Tsai, who has firmly rejected China’s “one country, two systems” model, won another four-year term by a landslide on Saturday, and her Democratic Progressive Party (DPP) secured a majority in parliament. “Taiwan’s people once again use the vote in their hands to show the world the value of democracy,” Tsai said on Sunday when meeting the head of the United States’ de facto embassy in Taipei, Brent Christensen.

“Democracy and freedom are indeed Taiwan’s most valuable asset and the foundation of the long-term Taiwan-U.S. partnership,” Tsai said, vowing to deepen cooperation with the United States on issues from defence to economy.

On Saturday, Tsai called for talks to resume with China, but said she hoped Beijing understood Taiwan and its people would not submit to intimidation.
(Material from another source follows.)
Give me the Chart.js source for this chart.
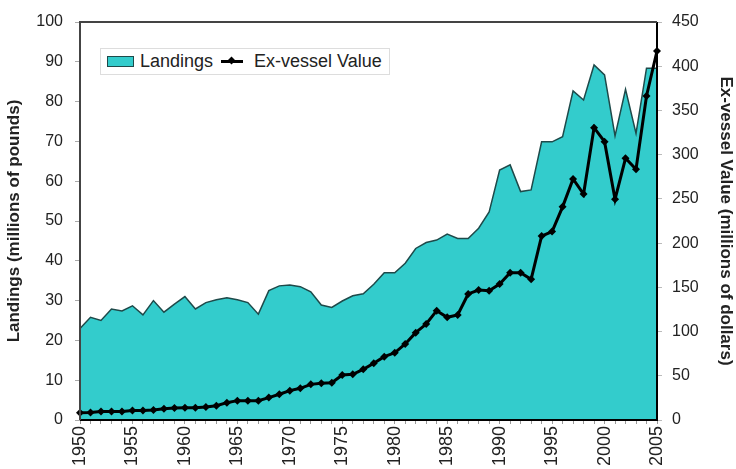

However, China will not change its stance on the “one China” principle and opposing Taiwan independence, the Chinese foreign ministry said. “The universal consensus of the international community adhering to the ‘one China’ principle will not change either.”

China hoped the world would support the “just cause” of Chinese people to oppose secessionist activities and “realise national reunification”, it added.

Taiwan’s Mainland Affairs Council said China should respect the election result and stop putting pressure on the island. “Our government will firmly defend the sovereignty of the Republic of China and Taiwan’s democracy and freedom,” it said.

Eight million votes is an extraordinary tally for a Taiwanese President seeking a second term.

The record-breaking win has delivered a landslide mandate to Ms Tsai, and a major snub to Beijing.

It was the emergence of Taiwan’s relationship with China as the central issue in this campaign that allowed her to revive her flagging fortunes.

And in her victory there is a certain political irony.

Beijing’s rigid, authoritarian vision of a Greater China, united on its terms, has been wholeheartedly rejected in the one place actually given the opportunity to vote on the concept.

And had the Communist Party not turned up the pressure on Taiwan, had its approach to the crisis in Hong Kong been subtler, the path to victory for a candidate it wanted so much to thwart may have been much less certain.

Ahead of the vote, Ms Tsai was leading in the polls as voters watched the way in which Beijing handled pro-democracy protests in Hong Kong.

Her stance was popular with those who fear Taiwan being overtaken by mainland China. In the final count she secured 1.3m more votes than in her 2016 victory.

President Tsai insists Taiwan’s future should be decided by its 23 million people.

Voters were also choosing the next members of the Taiwanese legislature, where Ms Tsai’s Democratic Progressive Party (DPP) has had a majority.